Sule’s 7th Year in Office: Resisting Odds, Laying Blocks, and Securing the Anointment

By Francis Nansak, Lafia

At first glance, he appears frail, quiet, and unassuming, yet he has exceeded all expectations. His seven years in office have been significant, marking him out as a deliberate political officeholder whose management of public resources has touched lives and transformed infrastructure.

It was not a tea party when he was sworn in as governor in 2019, given the challenges at the time: insecurity, ethnic diversity tensions, and an impoverished civil service. However, within the first hundred days in office, signs of relief emerged, giving people renewed hope for better days.

Then came the almighty pandemic and the life-threatening outbreak of COVID-19. Engineer Abdullahi Sule’s administration was shaken to its core, threatening his quest to bequeath good governance to the citizenry. But drawing on his dexterity and global experience in managing industries, he fought back through accountability and discipline. The pandemic was well managed and overcome.

The impact of the scourging disease did eat into the first four years of the administration, but the governor’s determination to exceed expectations driven by the ambitious vision encapsulated in the Nasarawa Economic Development Strategy (NEDS) became the driving force for innovation and the implementation of policies and programmes.

Revenue generation, security stability, and the unification of the state’s diverse communities were top priorities for the Engineer Abdullahi Sule administration. That goal was achieved through consistent engagement with stakeholders, youth groups, and women alike.

By the end of the first four years, the vision and mission for good governance became clear. The promise to industrialize the state is now a legacy. Untapped mineral resources and agricultural potential have been harnessed. Education and healthcare services have improved. Civil servants now receive their wages as and when due, and pensioners have forgotten the days when they waited months for a single month’s pension.

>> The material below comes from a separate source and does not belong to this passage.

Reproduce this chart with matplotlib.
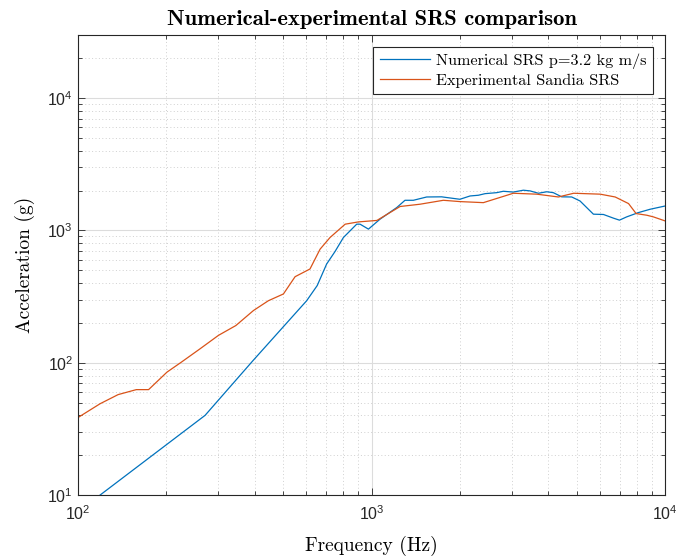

The unemployment trap that graduates suffered for twelve years has eased, thanks to the space created in the civil service and the deliberate enabling environment for investors who have established businesses in the state.

Nasarawa State has competitively evolved from its former outlook as a purely farming state into an agro-allied community producing farm outputs for industrial use, not just subsistence. This reality is evident in the presence of agro-industries such as Flour Mills of Nigeria, Dangote Sugar Refinery, and Olam Rice. More recently, the state government’s rice farm at Ajangwa sold its harvest at subsidized prices to citizens—an initiative of Governor Abdullahi Sule.

Politically, the administration’s purposeful drive for all-round development through infrastructure upgrades, new projects, and deliberate efforts to improve lives has set a pace for the state’s future advancement. This calculated and strategic planning has weakened the support opposition parties once enjoyed. The administration has also attracted more members to the ruling All Progressives Congress, enabling the party to, for the first time, deliver overwhelming votes for the sitting APC president.

Today, in his seventh year in office and with 12 months left before he exits the Government House on Shendam Road, Governor Abdullahi Sule faced stiff opposition over who should succeed him to sustain his legacies. True to his unassuming character, the choice of his successor was shaped by the zoning formula. Through consultations, he engaged his predecessors and other critical stakeholders.

To maintain the state’s relative peace and unity, the governor believed the pendulum should not swing haphazardly. The gentleman’s agreement had given the Western Zone the first civilian governor over 20 years ago, while the Southern Zone ruled for 12 years. It was therefore the turn of the Northern Senatorial Zone, which produced incumbent Governor Abdullahi Sule, whose tenure ends on 29th May 2027.

This position was argued against by immediate past governor Senator Umaru Tanko Al-Makura, who resisted the zoning formula despite having championed it during his tenure,an arrangement that brought Abdullahi Sule of the Northern Senatorial District to power.

Governor Sule resisted the pushback and vowed to uphold the earlier zoning agreement, insisting it should return to where it started: the Western Senatorial District, which has been out of power for two consecutive decades.

The resistance paid off. The primaries were concluded, and Senator Ahmed Wadada Aliyu, representing Nasarawa West in the National Assembly, emerged as the APC governorship candidate. This makes the administration’s seventh year, coming to a close on 29th May 2026, a historic milestone for a man once dismissed as a frail, inactive technocrat with little political calculation.

This is why this year’s May Day celebration must carries the theme “Accomplishment Amid Tacit Huddles.” Political watchers now believe the governor’s preferred successor will not fall short. If elected in 2027, Nasarawa State is expected to witness greater development, as Senator Wadada has promised in his consultations to scale up existing progress.

That assurance has also given the outgoing governor the confidence to boast that he will not interfere in his successor’s administration: “I will only interfere where you are doing the wrong thing,” Governor Sule stated during a thank-you visit by Senator Ahmed Wadada Aliyu.